KONFERENSI ISLAM TAWARKAN ISLAM SEBAGAI SOLUSI
Colchester, 9/2 (ANTARA) - Konferensi Islam ke-3 yang digelar Islamic Society, sebuah lembaga mahasiswa Muslim di University of Essex, menawarkan Islam sebagai solusi.
Konferensi itu merupakan kelanjutan dua konferensi sebelumnya pada 2008: A journey to Islamic values dan 2007: Islam as a moderate religion, ujar Amika Wardana, dosen jurusan Pendidikan Sejarah dari Universitas Negeri Yogyakarta yang mengambil program Doktor Sosiologi di University of Essex, kepada koresponden Antara London, Minggu.
Amika mengatakan, konperensi yang mengusung tema "Islam beyond the veil?" itu menampilkan lima pembicara di mana empat di antaranya merupakan British Muslim dan seorang ahli psikologi pendidikan dari Kerajaan Saudi Arabia.
Sekretaris Pimpinan Cabang Istimewa Muhammadiyah Inggris Raya itu menyatakan apresiasinya pada kegiatan yang digelar University of Essex dan juga mempertanyakan apakah Islam betul-betul memberikan solusi untuk berbagai masalah dalam kehidupan masyarakat Barat sekarang ini.
Amika, yang mengkaji interaksi antarkomunitas Muslim di Inggris Raya khususnya antara yang berasal dari Indonesia, Pakistan dan Arabia, mengatakan bahwa setiap Muslim baik secara individu maupun sebagai sebuah komunitas harus menyadari bahwa mereka adalah bagian dari kompleksitas dunia ini.

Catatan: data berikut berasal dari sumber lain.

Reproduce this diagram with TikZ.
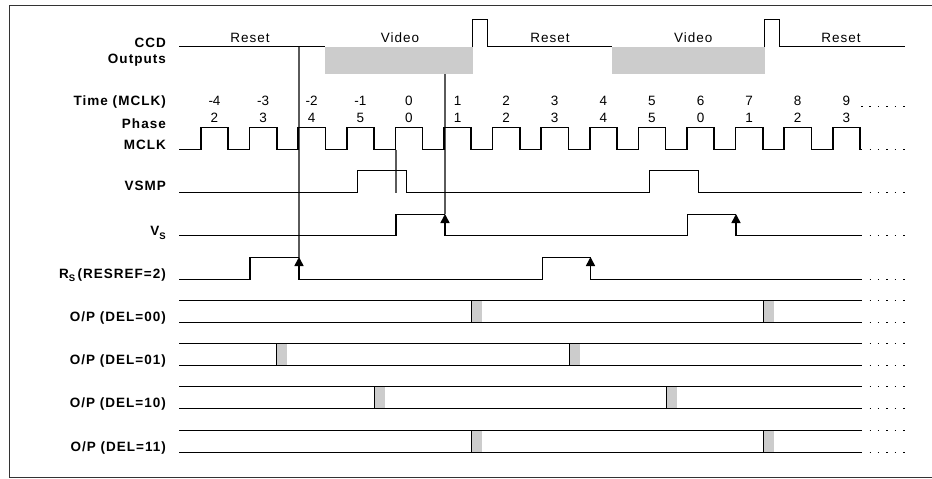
\documentclass[tikz,border=0pt]{standalone}
\usepackage{fontspec}
\setmainfont{Liberation Sans}
\newfontfamily\lblfont[LetterSpace=7.5]{Liberation Sans}
\usetikzlibrary{arrows.meta}
\definecolor{boxgray}{HTML}{CCCCCC}
\definecolor{guide}{HTML}{5A5A5A}
\definecolor{framec}{HTML}{333333}
\tikzset{
  wave/.style={line width=1.6pt, line join=miter},
  guideline/.style={draw=guide, line width=1.3pt},
  framebox/.style={draw=framec, line width=1.6pt},
  lbl/.style={anchor=base east, font=\lblfont\bfseries\fontsize{13.5}{16}\selectfont, inner sep=0pt},
  num/.style={anchor=base, font=\fontsize{13.5}{16}\selectfont, inner sep=0pt},
  seg/.style={anchor=base, font=\lblfont\fontsize{13.5}{16}\selectfont, inner sep=0pt},
  dotsline/.style={line width=1.5pt, dash pattern=on 1.5pt off 6.9pt},
  edgearrow/.style={line width=1.6pt, -{Triangle[length=9pt,width=9pt]}},
  grayblock/.style={fill=boxgray}
}
\begin{document}
\begin{tikzpicture}[x=1pt,y=-1pt]
\useasboundingbox (0,0) rectangle (932,479);
\clip (0,0) rectangle (932,479);
\draw[framebox] (9.5,5.5) rectangle (950,477.5);

% ---------- labels ----------
\node[lbl] (lccd) at (166,47.3) {CCD};
\node[lbl] (lout) at (166,63.3) {Outputs};
\node[lbl] (ltime) at (166,105.5) {Time (MCLK)};
\node[lbl] (lphase) at (166,128) {Phase};
\node[lbl] (lmclk) at (166,149) {MCLK};
\node[lbl] (lvsmp) at (166,190.5) {VSMP};
\node[lbl] (lvs) at (166,235.5) {V\raisebox{-3.5pt}{\fontsize{9.5}{10}\selectfont S}};
\node[lbl] (lrs) at (166,278) {R\raisebox{-3.5pt}{\fontsize{9.5}{10}\selectfont S}\,(RESREF=2)};
\node[lbl] (lop0) at (166,321.3) {O/P (DEL=00)};
\node[lbl] (lop1) at (166,364.7) {O/P (DEL=01)};
\node[lbl] (lop2) at (166,407.7) {O/P (DEL=10)};
\node[lbl] (lop3) at (166,451.3) {O/P (DEL=11)};

% ---------- CCD outputs ----------
\fill[grayblock] (325,46.5) rectangle (472.5,74);
\fill[grayblock] (611.5,46.5) rectangle (764.5,74);
\draw[wave] (179,46.5) -- (325,46.5);
\draw[wave] (472.5,46.5) -- (472.5,19.5) -- (487.5,19.5) -- (487.5,46.5) -- (611.5,46.5);
\draw[wave] (764.5,46.5) -- (764.5,19.5) -- (779.5,19.5) -- (779.5,46.5) -- (905,46.5);
\node[seg] (reset1) at (250,42.3) {Reset};
\node[seg] (video1) at (400,42.3) {Video};
\node[seg] (reset2) at (550,42.3) {Reset};
\node[seg] (video2) at (693.3,42.3) {Video};
\node[seg] (reset3) at (841,42.3) {Reset};

% ---------- time and phase numbers ----------
\foreach \t [count=\k from 0] in {-4,-3,-2,-1,0,1,2,3,4,5,6,7,8,9} {
  \node[num] (t\k) at ({214.5+48.6*\k},105) {\t};
}
\foreach \p [count=\k from 0] in {2,3,4,5,0,1,2,3,4,5,0,1,2,3} {
  \node[num] (p\k) at ({214.5+48.6*\k},122.5) {\p};
}
\draw[dotsline] (861,106.5) -- (906,106.5);

% ---------- guide lines ----------
\coordinate (g1top) at (299,46.5);
\coordinate (g1bot) at (299,258);
\coordinate (g2top) at (396,149.5);
\coordinate (g2bot) at (396,192.5);
\coordinate (g3top) at (445,74);
\coordinate (g3bot) at (445,214);
\draw[guideline] (g1top) -- (g1bot);
\draw[guideline] (g2top) -- (g2bot);
\draw[guideline] (g3top) -- (g3bot);

% ---------- MCLK ----------
\draw[wave] (179,149.5)
  \foreach \k in {0,...,13} {
    -- ({201+48.6*\k},149.5) -- ({201+48.6*\k},127.5)
    -- ({228.2+48.6*\k},127.5) -- ({228.2+48.6*\k},149.5)
  } -- (862,149.5);
\draw[dotsline] (869.5,149.5) -- (906,149.5);

% ---------- VSMP ----------
\draw[wave] (179,192.5) -- (357.5,192.5) -- (357.5,170.5) -- (406.5,170.5) -- (406.5,192.5)
  -- (649.5,192.5) -- (649.5,170.5) -- (698.5,170.5) -- (698.5,192.5) -- (862,192.5);
\draw[dotsline] (869.5,192.5) -- (906,192.5);

% ---------- Vs ----------
\draw[wave] (179,235.5) -- (396,235.5) -- (396,214.5) -- (445,214.5);
\draw[wave] (445,235.5) -- (687.5,235.5) -- (687.5,214.5) -- (736,214.5);
\draw[wave] (736,235.5) -- (862,235.5);
\coordinate (va1) at (445,235.5); \coordinate (vb1) at (445,214);
\coordinate (va2) at (736,235.5); \coordinate (vb2) at (736,214);
\draw[edgearrow] (va1) -- (vb1);
\draw[edgearrow] (va2) -- (vb2);
\draw[dotsline] (869.5,235.5) -- (906,235.5);

% ---------- Rs ----------
\draw[wave] (179,279.5) -- (250,279.5) -- (250,257.5) -- (299,257.5);
\draw[wave] (299,279.5) -- (542.5,279.5) -- (542.5,257.5) -- (590.5,257.5);
\draw[wave] (590.5,279.5) -- (862,279.5);
\coordinate (ra1) at (299,279.5); \coordinate (rb1) at (299,257);
\coordinate (ra2) at (590.5,279.5); \coordinate (rb2) at (590.5,257);
\draw[edgearrow] (ra1) -- (rb1);
\draw[edgearrow] (ra2) -- (rb2);
\draw[dotsline] (869.5,279.5) -- (906,279.5);

% ---------- O/P rows ----------
\foreach \yt/\yb/\xa/\xb in {300.5/322.5/471.5/763.5, 343.5/365.5/276.5/569.5, 386.5/408.5/374.5/666.5, 430.5/452.5/471.5/763.5} {
  \fill[grayblock] (\xa,\yt) rectangle ({\xa+10.7},\yb);
  \fill[grayblock] (\xb,\yt) rectangle ({\xb+10.7},\yb);
  \draw[wave] (179,\yt) -- (862,\yt);
  \draw[wave] (179,\yb) -- (862,\yb);
  \draw[wave] (\xa,\yt) -- (\xa,\yb);
  \draw[wave] (\xb,\yt) -- (\xb,\yb);
  \draw[dotsline] (869.5,\yt) -- (906,\yt);
  \draw[dotsline] (869.5,\yb) -- (906,\yb);
}
\end{tikzpicture}
\end{document}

Dikatakannya, untuk terlibat aktif dalam menyelesaikan masalah dunia ini, bukan saatnya lagi menerapkan strategi konfrontasi, membuat perbedaan yang tidak tersatukan antara Islam dan barat yang tidak Islami.
"Model Clash of Civilisation yang digunakan oleh mantan Presiden George W. Bush dan juga Osama Bin Laden adalah bukan cara yang tepat untuk menghadirkan kedamaian di bumi ini," ujar suami Norma Sari Wardana itu.
Menurut Amika yang menyelesaikan master di University of Nottingham Graduate pada 2007 itu, cara berpikir semacam itu hanya akan menciptakan kehancuran dan pertentangan yang tidak akan pernah terselesaikan dalam kehidupan manusia.
Ia juga mengharapkan komunitas Muslim di Indonesia yang mayoritas mengambil pelajaran dari komunitas-komunitas Musim yang minoritas di Eropa.
Muslim harus mampu menampilkan Islam sebagai nilai lebih dalam kehidupan pribadi dan masyarakatnya baik itu ketika menjadi kelompok mayoritas maupun minoritas, ujarnya.
Slogan
Ketua Islamic Society University of Essex Abdullah Al-sheddy mengatakan, konferensi dengan polemik yang di sampaikan sejarahwan Bernard Lewis, menempatkan Islam yang bukan saja sebagai agama tapi juga sebagai way of life (pandangan hidup) yang berkembang dalam keseluruhan materi konferensi.
Dubes RI untuk Qatar Rozi Munir tahun lalu diundang khusus untuk mengikuti konperensi yang tahun ini dihadiri lebih dari 300 undangan yang separuhnya adalah warga Inggeris.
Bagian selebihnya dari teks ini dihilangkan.